PDI python executor

One of my clients has a python script to validate incoming data files. One important feature is to test the HashCode of the file, to investigate if it is a legitimate file. Of course it would be possible to convert the python script to a Pentaho pdi transformation, but why not use the existing script.


pdi python executorPDI has a plugin called Cpython Script executor, which is developed in the pentaho labs. It is installable via the Marketplace. But unfortunately it did not mention the requirements to execute a python script. Luckily it was on the documentation provided within the github repository. It needs Pandas and Sklearn. Knowing a little bit about python I tried to install it using pip. But on my Ubuntu laptop that did not work. I did not manage to install sklearn. So a little browsing brought me to http://scikit-learn.org/stable/install.html with the suggestion to install Sklearn using the Linux repositories. So I did (and removed the pipped install pandas and install it from the linux repo). After that I was able to run the sample pdi transformations provided by Mark Hall.

First results

The cpython script executor is targeted to data scientists.

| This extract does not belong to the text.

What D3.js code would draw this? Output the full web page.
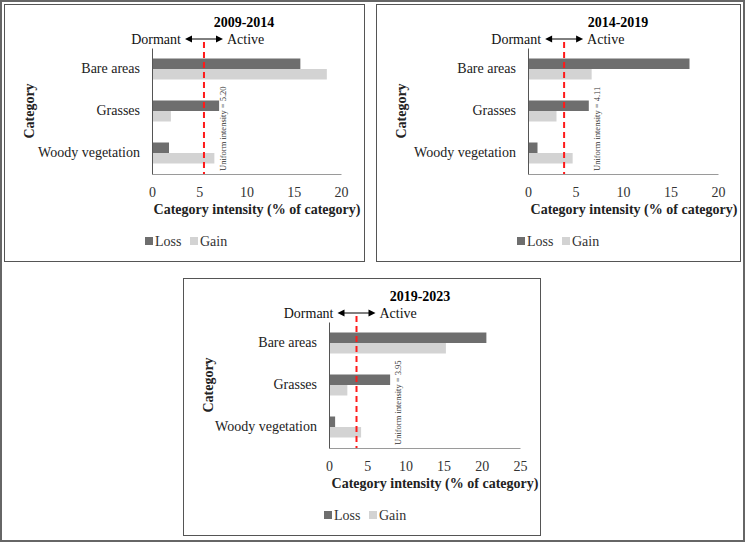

And I guess it is of great value to manipulate big datasets or complex calculations. However for my purpose it seems rather slow. I tried a simple transformation which reads 10 rows with one variable containing the value ‘pietje’. The python script check if the value was ‘pietje’. If so, it returns 1, else 0. It takes about 6 seconds to complete. So a more difficult script with more data probably needs a different approach.